What Black Knot Looks Like
Black knot is visible as knots or elongated swellings which form on the twigs and branches. The knots develop into black, corky, cylindrical galls that range from about 1/2 to 1 1/2 inches in diameter and may be more than 12 inches long. Branches beyond the galls are often stunted or dead. Smaller twigs usually die within a year after being infected. Larger branches may live for several years before being girdled and killed by the fungus. The entire tree may gradually weaken and die if the severity of the disease increases and no effective control measures are taken.
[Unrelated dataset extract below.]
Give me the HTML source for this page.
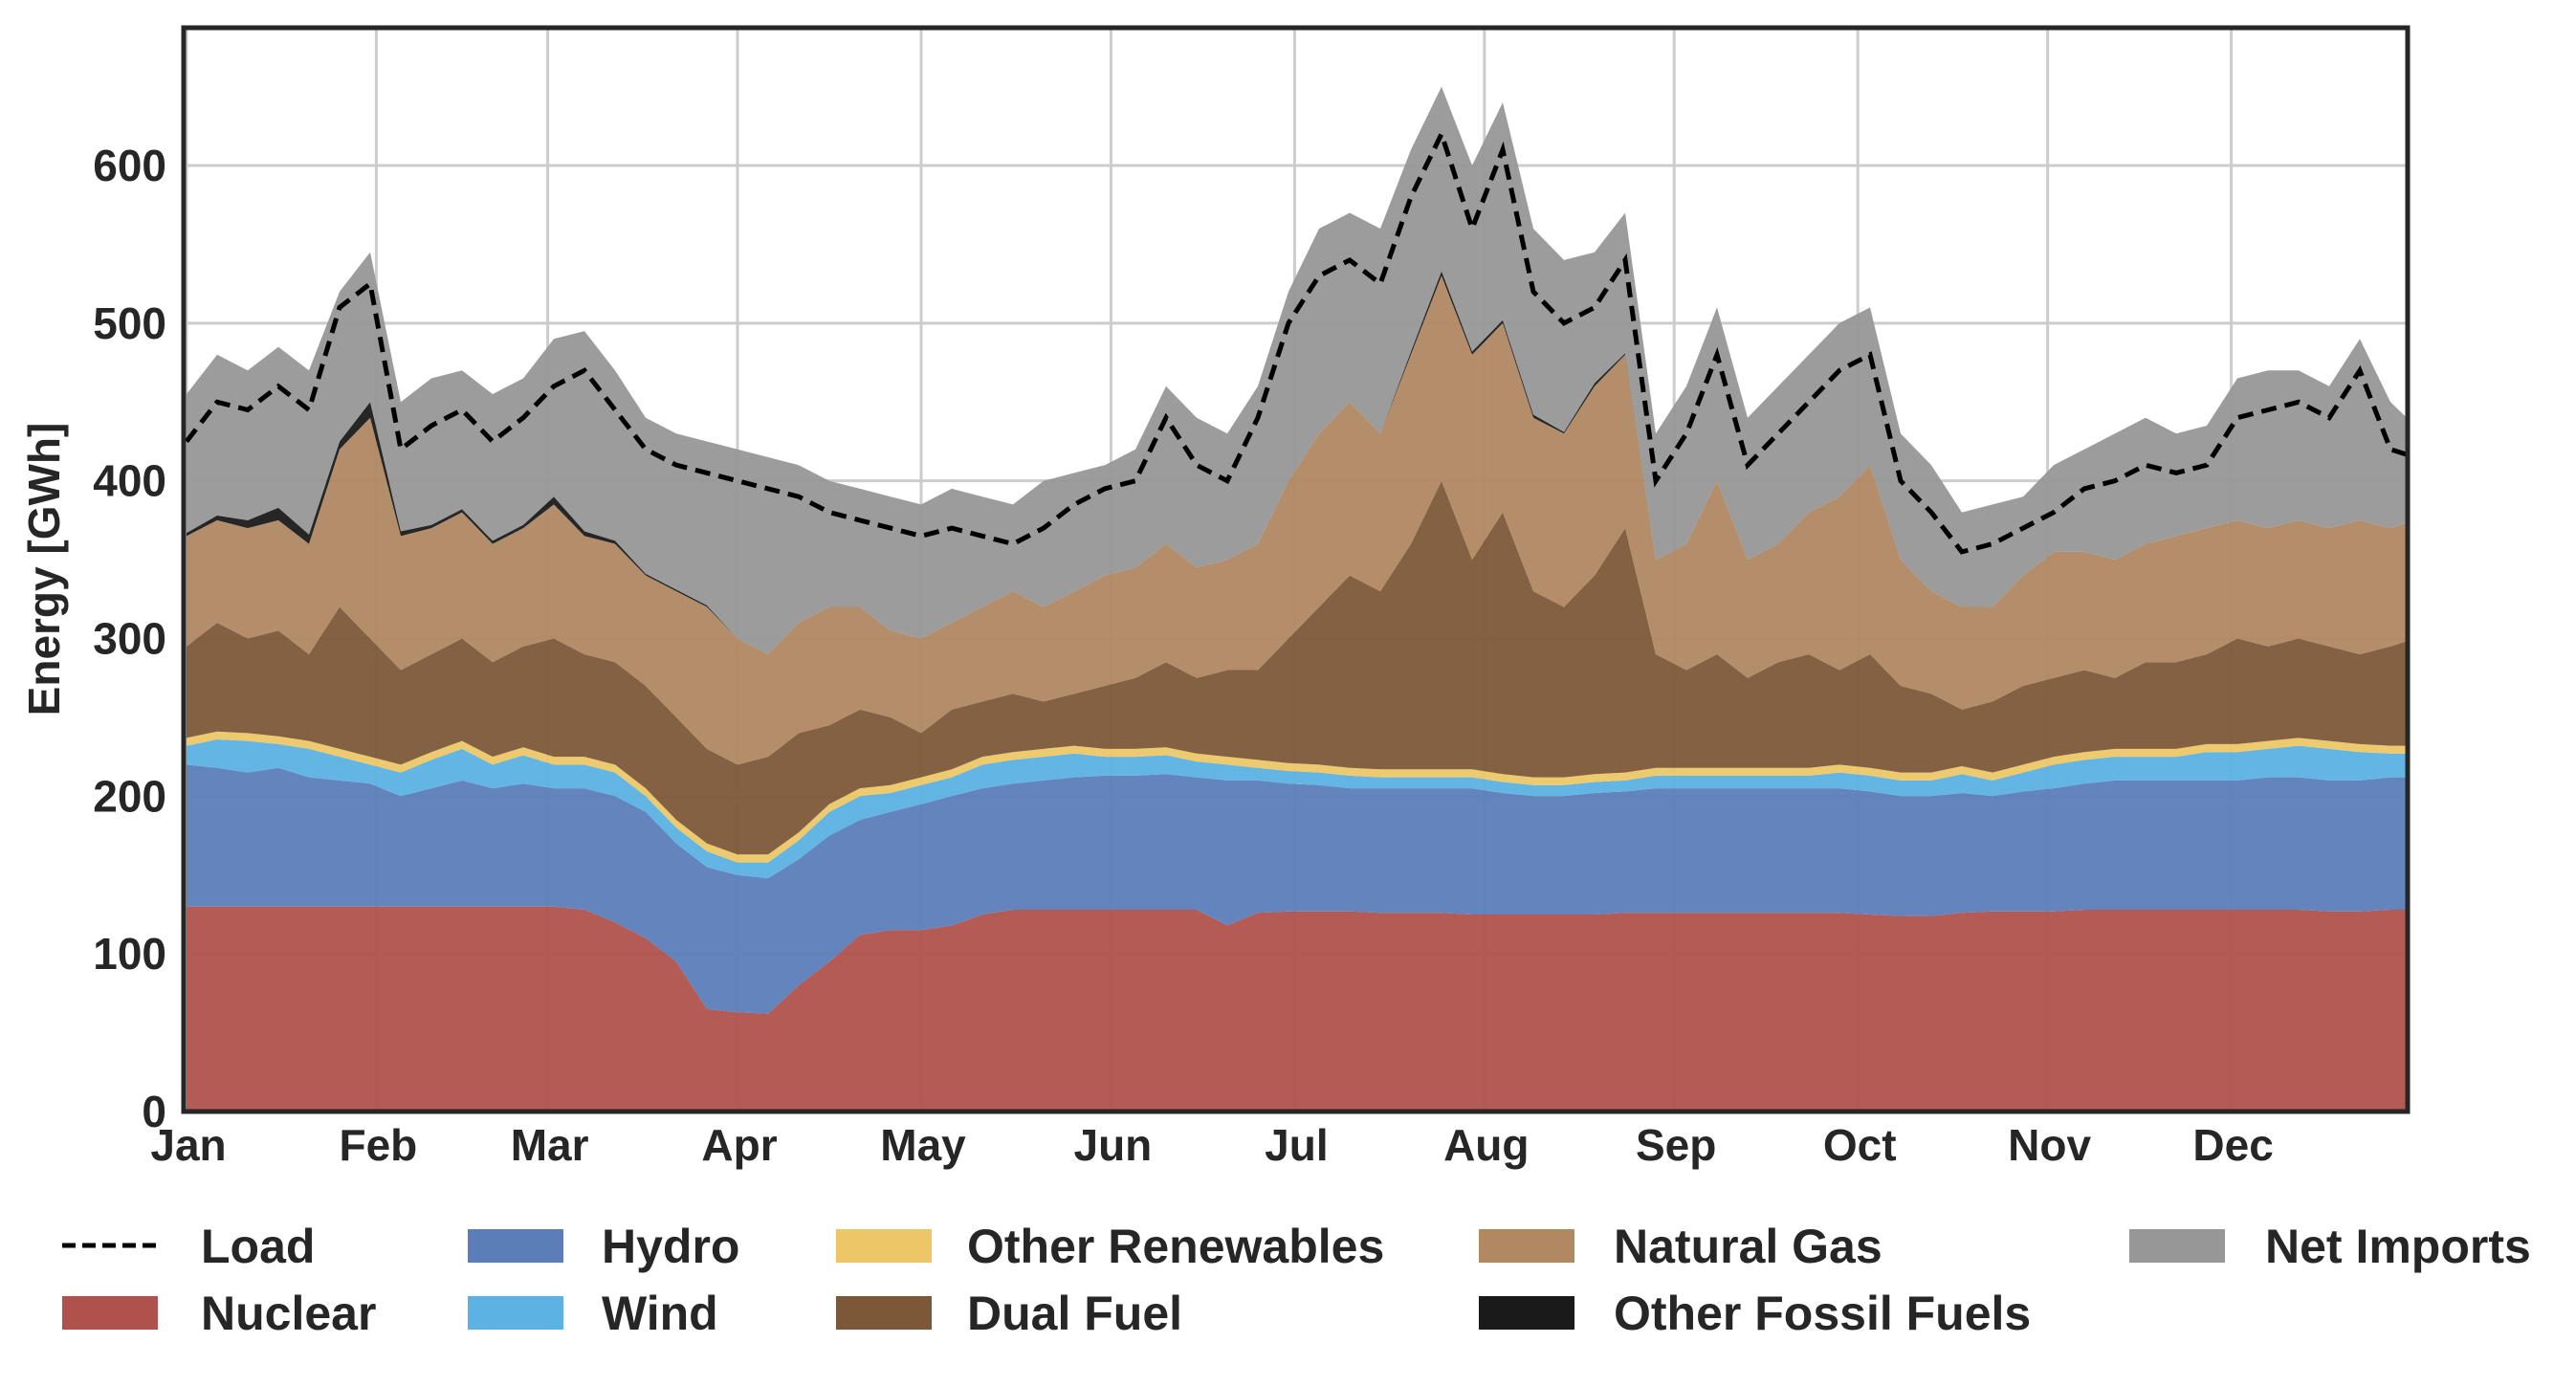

Black knot is caused by a fungus that multiplies during wet spring weather. The visual symptoms are often seen 6 to 12 months after initial infection.
How to Control Black Knot
To control black knot, prune out and destroy infected twigs and branches in the fall and winter by burning or burying the pruned knots. Be sure to cut at least 4 inches below the visible signs of the knot. Large knots or cankers on main branches or the trunk should be cut out to a depth of at least 1/2 inch beyond the infection.
After each twig branch cut, be sure to sanitize your pruning tool in a mixture of 1 part bleach and 6 parts water as this helps to reduce the spread of the fungus.
In the spring spray the tree with fungicide for fruit and ornamental trees. Two or three more sprays at intervals of 7 to 10 days are required during the spring season.